Трое суток аврала по “устранению выявленных замечаний” измотали команду. Ночные бдения офицеров были отменены. Политическая бдительность оказалась в наличии.
XXX
9.00. В медицинском отсеке начинается прием больных, время приема регламентировано приказом командира, выписка из которого, взятая в рамочку, висит на двери амбулатории. 9.00 – 11.00. Это время отдано врачу, больным, здоровью военморов. Де-юре. Де-факто строгий приказ командира не действует. Вызов к старшему помощнику. Здесь док услышит историю, что нахальный таракан забрался в холодильник и съел сахар, следовательно, знания, полученные врачом в вузе – обыкновенная глупость. Больные ждут.
Вызов к заместителю. Здесь док узнает, что его подчиненный, матрос Губский, матерно выражал недовольство отсутствием порядка на камбузе. Следовательно, моральный облик офицера не лезет ни в какие рамки, не соответствует моральному кодексу строителя коммунизма. Попутно док узнает, что работает на китайскую разведку.
Больные ждут.
Большой сбор, совещание, политинформация, занятия по плану командира или другого начальника.
Больные ждут.
Любая попытка врача не прибыть на любое из мероприятий заканчивается выговором за отсутствие понимания задач текущего момента.
Амбулаторный прием окончен. И чтобы провести его в соответствии с требованиями руководящих документов и медицинской науки, врач должен работать в обеденный перерыв, если в нем сохранилась хоть капля гуманизма и чувство врачебного долга окончательно не вышиблено флотом из души эскулапа.
Итак, с 12.00 до 15.00 (адмиральский час) корабельный эскулап потратил на лечение больных. 15.00 – 17.30 – время, отведенное приказом командира на амбулаторный прием. Вместо приема – сборы, разборы, грудь четвертого человека. С 18.00 до 20.00 прием больных осуществляется фактически. В личное время врача. Вот вам и суточное планирование. Говорят, что представителям иностранных разведок на нашем флоте работать гораздо труднее, чем в Японии. Это связано с тем, что мы планируем одно, делаем другое, а получается третье.

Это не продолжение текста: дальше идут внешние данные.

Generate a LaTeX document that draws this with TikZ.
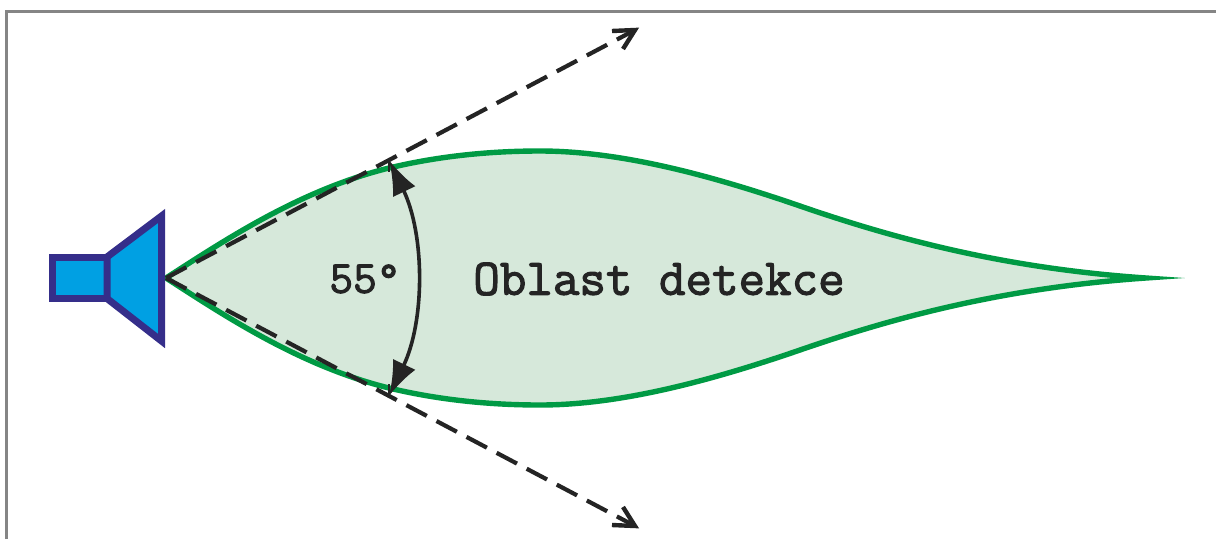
\documentclass[tikz,border=0pt]{standalone}
\usepackage{fontspec}
\usetikzlibrary{arrows.meta}
\newfontfamily\heavymono[FakeBold=2.2]{Latin Modern Mono}
\definecolor{framegray}{HTML}{858585}
\definecolor{lobegreen}{HTML}{009A44}
\definecolor{lobefill}{HTML}{D6E8DA}
\definecolor{hornblue}{HTML}{00A0E3}
\definecolor{hornedge}{HTML}{352E8A}
\definecolor{inkdark}{HTML}{242424}
\tikzset{
  x=1pt,y=-1pt,
  frameline/.style={draw=framegray,line width=3.2pt},
  lobe/.style={draw=lobegreen,fill=lobefill,line width=5.4pt,line join=miter,miter limit=20},
  horn/.style={draw=hornedge,fill=hornblue,line width=7pt,line join=miter,miter limit=10},
  beam/.style={draw=inkdark,line width=4.2pt,dash pattern=on 23pt off 11pt},
  beamtip/.style={draw=inkdark,line width=4.4pt},
  tick/.style={draw=inkdark,line width=2.2pt},
  sweep/.style={draw=inkdark,line width=3.6pt,{Latex[length=35pt,width=25pt]}-{Latex[length=35pt,width=25pt]}},
  label/.style={inner sep=0pt,text=inkdark,font=\fontsize{51.5}{51.5}\selectfont\heavymono},
  anglelabel/.style={inner sep=0pt,text=inkdark,font=\fontsize{46}{46}\selectfont\heavymono}
}
\begin{document}
\begin{tikzpicture}
\useasboundingbox (0,0) rectangle (1216,539);
\coordinate (fl) at (6.5,539);
\coordinate (fc) at (6.5,11.5);
\coordinate (fr) at (1216,11.5);
\draw[frameline] (fl) -- (fc) -- (fr);
\coordinate (apex) at (166,278);
\coordinate (tip) at (1146,278);
\path[lobe] (apex) .. controls (225,240) and (300,190) .. (389,168)
  .. controls (439,156) and (490,151) .. (540,151)
  .. controls (620,151) and (710,175) .. (800,206)
  .. controls (890,237) and (1000,268) .. (tip)
  .. controls (1000,288) and (890,319) .. (800,350)
  .. controls (710,381) and (620,405) .. (540,405)
  .. controls (490,405) and (439,400) .. (389,388)
  .. controls (300,366) and (225,316) .. (apex) -- cycle;
\path[horn] (52.5,257) -- (107,257) -- (107,298.5) -- (52.5,298.5) -- cycle;
\path[horn] (107,257) -- (161.5,216) -- (161.5,341) -- (107,298.5) -- cycle;
\coordinate (utop) at (389,160);
\coordinate (ubot) at (389,396);
\coordinate (uend) at (635,30);
\coordinate (lend) at (635,526);
\draw[beam] (apex) -- (uend);
\draw[beam] (apex) -- (lend);
\draw[beamtip] (612,31) -- (uend) -- (623,49);
\draw[beamtip] (612,525) -- (lend) -- (623,507);
\draw[tick] (utop) -- (389,172);
\draw[tick] (ubot) -- (389,384);
\draw[sweep] (utop) .. controls (425,235) and (425,321) .. (ubot);
\node[anglelabel] (angle) at (365,279) {55°};
\node[label] (lab) at (659,279) {Oblast detekce};
\end{tikzpicture}
\end{document}
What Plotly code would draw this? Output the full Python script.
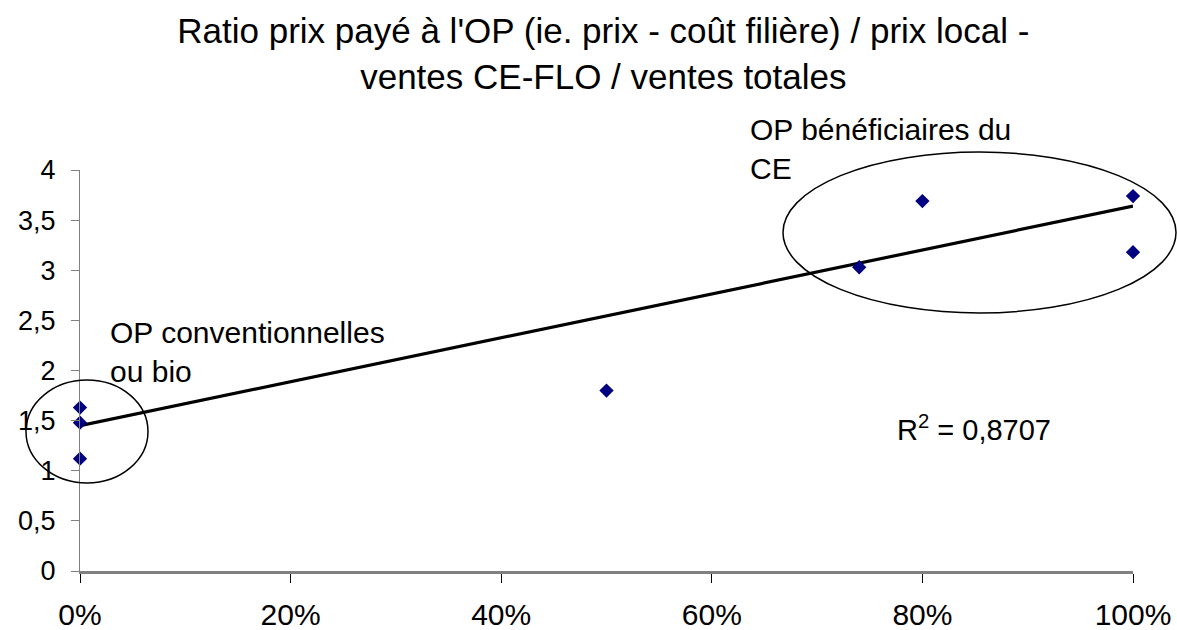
import plotly.graph_objects as go

# Data
share_ce = [0.0, 0.0, 0.0, 0.50, 0.74, 0.80, 1.0, 1.0]
price_ratio = [1.63, 1.48, 1.12, 1.80, 3.03, 3.69, 3.74, 3.18]
trend_x = [0.0, 1.0]
trend_y = [1.45, 3.64]

x_ticks = [0, 0.2, 0.4, 0.6, 0.8, 1.0]
y_ticks = [0, 0.5, 1, 1.5, 2, 2.5, 3, 3.5, 4]

FONT = "Liberation Sans, Arial, sans-serif"
W, H = 1177, 630
L, R, T, B = 80, 44, 170, 59
PW, PH = W - L - R, H - T - B


def px_x(px):
    return (px - L) / PW


def px_y(py):
    return (H - B - py) / PH


fig = go.Figure()
fig.add_trace(go.Scatter(
    x=trend_x, y=trend_y, mode="lines",
    line=dict(color="black", width=3.2), showlegend=False, hoverinfo="skip",
    cliponaxis=False,
))
fig.add_trace(go.Scatter(
    x=share_ce, y=price_ratio, mode="markers",
    marker=dict(symbol="diamond", size=11, color="#000080"),
    showlegend=False, cliponaxis=False,
))

# Ellipses
fig.add_shape(type="circle", xref="paper", yref="paper",
              x0=px_x(26), x1=px_x(148), y0=px_y(483), y1=px_y(380),
              line=dict(color="black", width=1.5))
fig.add_shape(type="circle", xref="paper", yref="paper",
              x0=px_x(783), x1=px_x(1176), y0=px_y(313), y1=px_y(152),
              line=dict(color="black", width=1.5))

fig.add_annotation(xref="paper", yref="paper", x=px_x(108), y=px_y(352),
                   text="OP conventionnelles<br>ou bio", showarrow=False,
                   xanchor="left", yanchor="middle", align="left",
                   font=dict(family=FONT, size=30, color="black"))
fig.add_annotation(xref="paper", yref="paper", x=px_x(748), y=px_y(149),
                   text="OP bénéficiaires du<br>CE", showarrow=False,
                   xanchor="left", yanchor="middle", align="left",
                   font=dict(family=FONT, size=30, color="black"))
fig.add_annotation(xref="paper", yref="paper", x=px_x(895), y=px_y(428),
                   text="R<sup>2</sup> = 0,8707", showarrow=False,
                   xanchor="left", yanchor="middle", align="left",
                   font=dict(family=FONT, size=29, color="black"))

fig.update_layout(
    width=W, height=H,
    margin=dict(l=L, r=R, t=T, b=B, autoexpand=False),
    paper_bgcolor="white", plot_bgcolor="white",
    separators=", ",
    font=dict(family=FONT, size=27, color="black"),
    title=dict(
        text="Ratio prix payé à l'OP (ie. prix - coût filière) / prix local -<br>ventes CE-FLO / ventes totales",
        x=0.497, xanchor="center", xref="paper",
        y=1 - 43 / H, yanchor="middle", yref="container",
        font=dict(family=FONT, size=35, color="black"),
    ),
    xaxis=dict(
        range=[0, 1], tickvals=x_ticks, tickformat=".0%", automargin=False,
        showgrid=False, zeroline=False, showline=True, linecolor="#808080", linewidth=2.5,
        ticks="outside", ticklen=9, tickcolor="black", tickwidth=1,
        tickfont=dict(family=FONT, size=30), ticklabelstandoff=6,
    ),
    yaxis=dict(
        range=[0, 4], tickvals=y_ticks, automargin=False,
        showgrid=False, zeroline=False, showline=True, linecolor="#808080", linewidth=1,
        ticks="outside", ticklen=8, tickcolor="#808080", tickwidth=1,
        tickfont=dict(family=FONT, size=27), ticklabelstandoff=10,
    ),
)

fig.write_html(
    "out.html",
    config={"displayModeBar": False},
    post_script="document.body.style.margin='0';document.body.style.overflow='hidden';",
)
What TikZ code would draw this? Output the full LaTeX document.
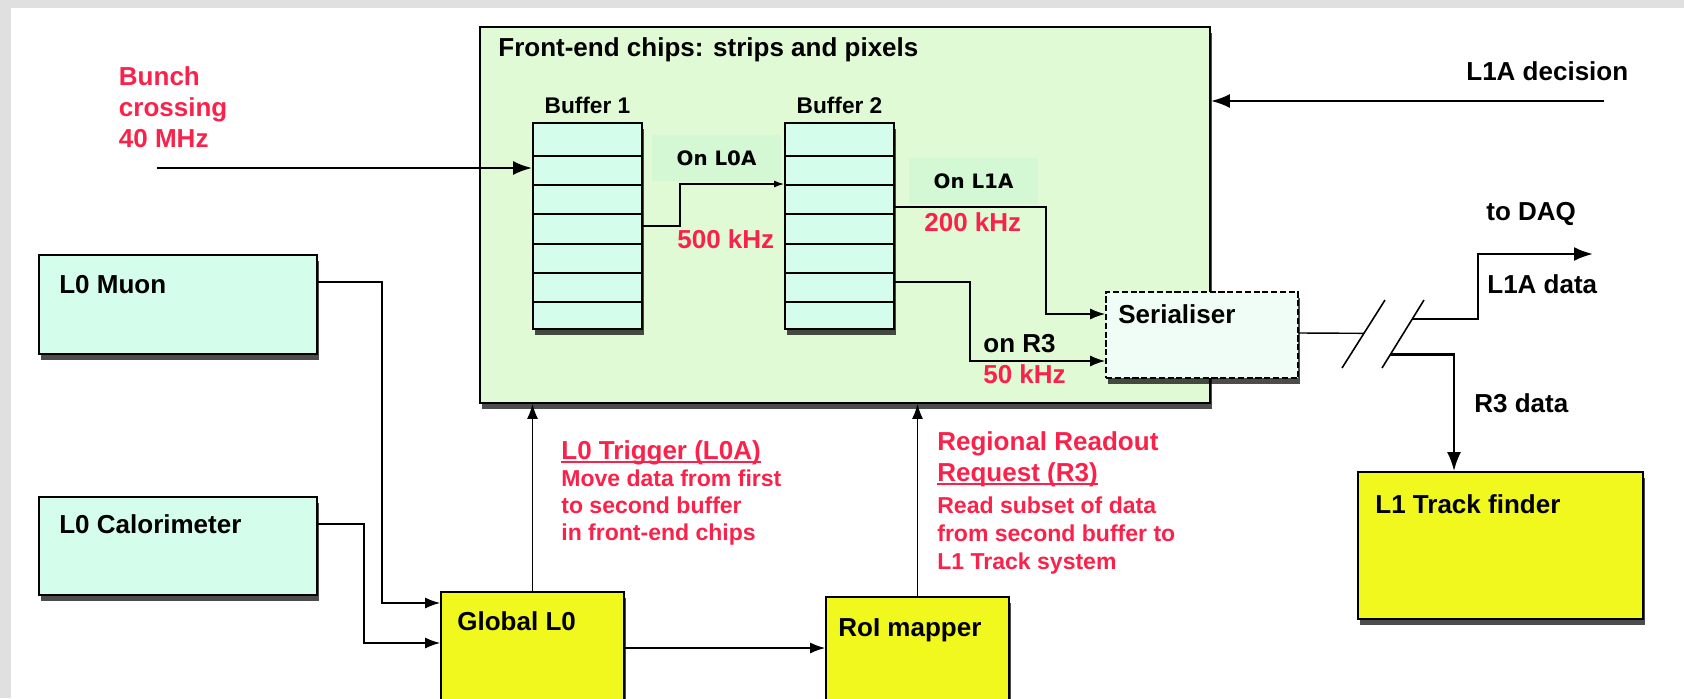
\documentclass[tikz,border=0pt]{standalone}
\usepackage{fontspec}
\setmainfont{Liberation Sans}
\newfontfamily\onfont{DejaVu Sans}
\usetikzlibrary{arrows.meta, positioning, calc, fit, shadows}

\definecolor{bggray}{RGB}{224,224,224}
\definecolor{fechip}{RGB}{224,250,214}
\definecolor{l0fill}{RGB}{213,253,235}
\definecolor{trigyellow}{RGB}{240,248,30}
\definecolor{serfill}{RGB}{240,253,246}
\definecolor{onlabel}{RGB}{212,248,212}
\definecolor{ratered}{RGB}{250,34,74}

\tikzset{
    every node/.style={inner sep=0pt, font=\bfseries\fontsize{14.8}{17.5}\selectfont},
    boxshadow/.style={drop shadow={shadow xshift=0.4mm, shadow yshift=-1.1mm, fill=black, opacity=0.7}},
    chipbox/.style={draw, line width=1pt, fill=fechip, boxshadow},
    bufbox/.style={draw, line width=1pt, fill=l0fill, boxshadow},
    l0box/.style={draw, line width=1pt, fill=l0fill, boxshadow},
    trigbox/.style={draw, line width=1pt, fill=trigyellow, boxshadow},
    serbox/.style={draw, line width=1pt, dash pattern=on 3.5pt off 1.5pt, fill=serfill, boxshadow},
    onbox/.style={fill=onlabel, minimum width=25.8mm, minimum height=9.1mm,
        font=\onfont\bfseries\fontsize{11.3}{13}\selectfont},
    lbl/.style={anchor=base west},
    rate/.style={lbl, text=ratered},
    bodytext/.style={anchor=north west, align=left, text=ratered},
    conn/.style={line width=0.8pt, -{Latex[length=3mm, width=2.2mm]}},
    smallconn/.style={line width=0.8pt, -{Latex[length=2mm, width=1.4mm]}},
    bigarrow/.style={line width=1.4pt, -{Latex[length=3.8mm, width=2.8mm]}},
}

\begin{document}
\begin{tikzpicture}[x=0.2mm, y=-0.2mm]
    \useasboundingbox (0,0) rectangle (1684,698);
    \fill[bggray] (0,0) rectangle (1684,698);
    \fill[white] (11,8) rectangle (1684,698);

    % front-end chips with the two buffers
    \node[chipbox, fit={(480,27) (1210,403)}] (frontend) {};
    \node[onbox] (onl0a) at (716.5,158) {On L0A};
    \node[onbox] (onl1a) at (973.5,181) {On L1A};
    \node[bufbox, fit={(533,123) (642,329)}] (buf1) {};
    \node[bufbox, fit={(785,123) (894,329)}] (buf2) {};
    \foreach \b in {buf1,buf2}
        \foreach \yy in {156,185,214,244,273,302}
            \draw[line width=0.9pt] (\b.west |- 0,\yy) -- (\b.east |- 0,\yy);
    \node[serbox, fit={(1106,292) (1298,378)}] (serial) {};

    % trigger boxes
    \node[l0box, fit={(39,255) (317,354)}] (muon) {};
    \node[l0box, fit={(39,497) (317,595)}] (calo) {};
    \node[trigbox, fit={(441,592) (624,720)}] (global) {};
    \node[trigbox, fit={(826,597) (1009,720)}] (roi) {};
    \node[trigbox, fit={(1358,472) (1643,619)}] (track) {};

    % free ends and the cut marks
    \coordinate (bunchin) at (157,168);
    \coordinate (decin) at (1604,101);
    \coordinate (daq) at (1593,254);
    \coordinate (s1a) at (1342,368); \coordinate (s1b) at (1385,300);
    \coordinate (s2a) at (1382,368); \coordinate (s2b) at (1424,300);

    \draw[bigarrow] (bunchin) -- (buf1.west |- bunchin);
    \draw[bigarrow] (decin) -- (frontend.east |- decin);
    \draw[conn] (muon.east |- 0,282) -- (382,282) |- (global.west |- 0,603);
    \draw[conn] (calo.east |- 0,524) -- (364,524) |- (global.west |- 0,643);
    \draw[conn] (global.north) -- (frontend.south -| global.north);
    \draw[conn] (global.east |- 0,648) -- (roi.west |- 0,648);
    \draw[conn] (roi.north) -- (frontend.south -| roi.north);
    \draw[smallconn] (buf1.east |- 0,226) -- (680,226) |- (buf2.west |- 0,184);
    \draw[conn] (buf2.east |- 0,207) -- (1046,207) |- (serial.west |- 0,314);
    \draw[conn] (buf2.east |- 0,282) -- (970,282) |- (serial.west |- 0,361);
    \draw[line width=0.8pt] (serial.east |- 0,333) -- ($(s1a)!0.51!(s1b)$);
    \draw[line width=0.9pt] (s1a) -- (s1b) (s2a) -- (s2b);
    \draw[bigarrow] ($(s2a)!0.72!(s2b)$) -| (1478,254) -- (daq);
    \draw[bigarrow] ($(s2a)!0.2!(s2b)$) -| (track.north -| 1454,0);

    % labels
    \node[lbl] (fetitle) at (498,56.7) {Front-end chips: strips and pixels};
    \node[anchor=base, font=\bfseries\fontsize{12.9}{15}\selectfont] (buf1lbl) at (buf1.north |- 0,113.3) {Buffer 1};
    \node[anchor=base, font=\bfseries\fontsize{12.9}{15}\selectfont] (buf2lbl) at (buf2.north |- 0,113.3) {Buffer 2};
    \node[anchor=north west, align=left, text=ratered] (bunch) at (118.6,66.7) {Bunch\\crossing\\40 MHz};
    \node[lbl] (decision) at (1466,80) {L1A decision};
    \node[lbl] (todaq) at (1486,220) {to DAQ};
    \node[lbl] (l1adata) at (1487,293) {L1A data};
    \node[lbl] (r3data) at (1474,412) {R3 data};
    \node[lbl] (muonlbl) at (59,293) {L0 Muon};
    \node[lbl] (calolbl) at (59,533) {L0 Calorimeter};
    \node[lbl] (globallbl) at (457,630) {Global L0};
    \node[lbl] (roilbl) at (838,636) {RoI mapper};
    \node[lbl] (tracklbl) at (1375,513) {L1 Track finder};
    \node[lbl] (serlbl) at (1118,323) {Serialiser};
    \node[rate] (rate500) at (677,248) {500 kHz};
    \node[rate] (rate200) at (924,231) {200 kHz};
    \node[lbl] (onr3) at (983,352) {on R3};
    \node[rate] (rate50) at (983,383) {50 kHz};

    \node[rate] (trig) at (561,459) {L0 Trigger (L0A)};
    \draw[ratered, line width=0.8pt] ([yshift=-1.6pt]trig.base west) -- ([yshift=-1.6pt]trig.base east);
    \node[bodytext, font=\bfseries\fontsize{13.1}{15.4}\selectfont] (trigtxt) at (561,469.6)
        {Move data from first\\to second buffer\\in front-end chips};
    \node[rate] (reg1) at (937,450) {Regional Readout};
    \node[rate] (reg2) at (937,481) {Request (R3)};
    \draw[ratered, line width=0.8pt] ([yshift=-1.6pt]reg2.base west) -- ([yshift=-1.6pt]reg2.base east);
    \node[bodytext, font=\bfseries\fontsize{13.1}{16.1}\selectfont] (regtxt) at (937,496)
        {Read subset of data\\from second buffer to\\L1 Track system};
\end{tikzpicture}
\end{document}
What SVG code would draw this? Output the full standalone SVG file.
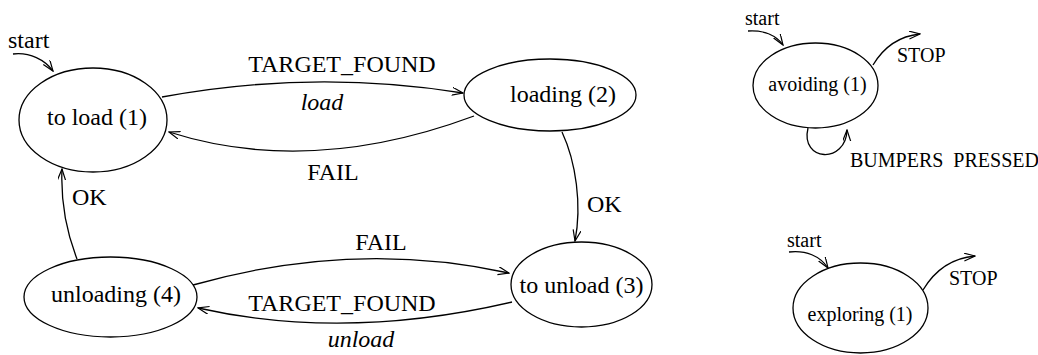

Прошли Японское море. Яркое южное солнце покрыло потом лысину старшего помощника. Иллюминаторы ощетинились фанерными воздухозаборниками. Тела механиков начали покрываться потницей. Расход спиртового раствора бриллиантовой зелени начал увеличиваться прямо пропорционально возрастанию температуры воздуха. С входом в Корейский пролив на корабле была дана команда переодеться в тропическую форму одежды, выданную всему экипажу и пассажирам накануне.